Любимов с трудом взваливал ящик на спину и заплетающимися ногами шел по манежу. Только он доходил до барьера, как Гурский возвращался к инспектору и спрашивал:

— А платят в цирке хорошо?

— Да, хорошо, — отвечал инспектор.

— Сережа, разгружайся, — требовал Гурский и интересовался:-а за что платят?

— За хорошую работу, — говорил инспектор манежа.

— Ах, еще и работать надо? Сережа, нагружайся.

Так они все время разгружались и нагружались. В конце клоунады Любимов, обессиленный, ползком тащил на себе ящик. Публика хохотала.



— Мы дрессируем мамонтов.


Нравилось мне в некоторых клоунадах необычное появление на манеже Сергея Любимова. Только объявят очередной номер программы, как вдруг во втором ряду партера кто-то начинает громко аплодировать. Это был сам Любимов. Публика смеялась. Буше снова начинал объявлять номер, и Любимов снова аплодировал. Тогда Буше подходил к нему и просил не мешать, пригрозив, что его выведут из зала.

— Вы поняли, что я вам сказал? — спрашивал Александр Борисович.

В ответ Любимов вставал и, показывая на свои уши и рот, жестами объяснял, что он не слышит и не может говорить.

— Вы что, глухонемой? — спрашивал Буше.

— Да!!! — рявкал в ответ Любимов.

Много лет спустя, снимаясь в фильме «Бриллиантовая рука», в эпизоде, когда испуганного Горбункова (эту роль играл я) встречает в закоулке человек страшного вида, мне вспомнился этот диалог Любимова с Буше. Старую, забытую клоунскую репризу я перенес на экран, и она снова выстрелила.

Однажды Любимов и Гурский преподнесли мне урок, после которого я твердо усвоил для себя некоторые законы цирка, еще раз поняв разницу между сценой и манежем.

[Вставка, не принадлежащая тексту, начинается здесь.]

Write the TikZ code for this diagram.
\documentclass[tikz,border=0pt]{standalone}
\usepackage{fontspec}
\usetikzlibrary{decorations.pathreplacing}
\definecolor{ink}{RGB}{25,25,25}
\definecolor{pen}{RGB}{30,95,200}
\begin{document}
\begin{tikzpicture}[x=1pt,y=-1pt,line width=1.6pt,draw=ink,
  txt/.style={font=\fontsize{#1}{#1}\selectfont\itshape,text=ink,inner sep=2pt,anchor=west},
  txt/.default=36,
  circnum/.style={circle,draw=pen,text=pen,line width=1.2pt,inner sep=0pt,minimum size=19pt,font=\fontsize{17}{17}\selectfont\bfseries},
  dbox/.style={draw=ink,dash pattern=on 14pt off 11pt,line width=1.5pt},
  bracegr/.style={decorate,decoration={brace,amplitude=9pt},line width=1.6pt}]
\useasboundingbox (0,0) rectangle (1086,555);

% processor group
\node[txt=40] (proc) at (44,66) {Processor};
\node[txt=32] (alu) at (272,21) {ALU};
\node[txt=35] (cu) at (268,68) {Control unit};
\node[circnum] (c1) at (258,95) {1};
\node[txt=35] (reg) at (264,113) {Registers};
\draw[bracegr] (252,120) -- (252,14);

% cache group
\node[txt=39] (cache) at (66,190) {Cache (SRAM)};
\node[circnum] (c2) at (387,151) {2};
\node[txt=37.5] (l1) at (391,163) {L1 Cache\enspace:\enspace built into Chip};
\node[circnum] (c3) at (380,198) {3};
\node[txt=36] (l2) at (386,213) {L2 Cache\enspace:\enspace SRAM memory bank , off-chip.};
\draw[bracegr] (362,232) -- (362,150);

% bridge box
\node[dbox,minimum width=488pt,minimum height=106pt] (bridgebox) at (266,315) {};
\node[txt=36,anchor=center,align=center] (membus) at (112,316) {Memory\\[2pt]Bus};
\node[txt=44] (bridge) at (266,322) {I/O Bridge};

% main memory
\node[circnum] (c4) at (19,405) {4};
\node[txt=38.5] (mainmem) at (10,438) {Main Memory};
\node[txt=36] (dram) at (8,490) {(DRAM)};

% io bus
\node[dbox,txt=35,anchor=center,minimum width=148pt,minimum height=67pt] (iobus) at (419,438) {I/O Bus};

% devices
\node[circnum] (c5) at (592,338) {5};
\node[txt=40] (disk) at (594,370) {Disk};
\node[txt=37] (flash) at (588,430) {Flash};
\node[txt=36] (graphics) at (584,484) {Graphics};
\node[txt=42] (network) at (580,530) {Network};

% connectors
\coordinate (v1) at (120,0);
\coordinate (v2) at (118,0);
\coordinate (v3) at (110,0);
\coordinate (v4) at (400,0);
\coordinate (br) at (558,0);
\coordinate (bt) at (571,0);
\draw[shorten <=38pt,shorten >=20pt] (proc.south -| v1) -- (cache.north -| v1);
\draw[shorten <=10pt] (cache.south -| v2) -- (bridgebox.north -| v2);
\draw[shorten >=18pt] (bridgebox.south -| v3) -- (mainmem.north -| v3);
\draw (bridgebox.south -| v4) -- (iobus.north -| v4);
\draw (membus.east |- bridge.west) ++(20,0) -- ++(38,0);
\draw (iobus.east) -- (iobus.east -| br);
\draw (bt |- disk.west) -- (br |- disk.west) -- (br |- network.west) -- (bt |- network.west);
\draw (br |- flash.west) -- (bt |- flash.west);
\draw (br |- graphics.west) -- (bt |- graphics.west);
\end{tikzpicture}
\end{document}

В программе цирка они выступали с клоунадой «Полет на Луну». Клоунада рассчитана на трех человек, и, как правило, клоуны приглашали участвовать в ней коверного. Третьим партнером к Любимову и Гурскому выходил Карандаш. Сюжет клоунады простой: Белый клоун заставляет соревноваться двух Рыжих в ловкости. Кто быстрее перелезет через высокую стремянку, держа в руках полное ведро воды, тот получит в награду торт.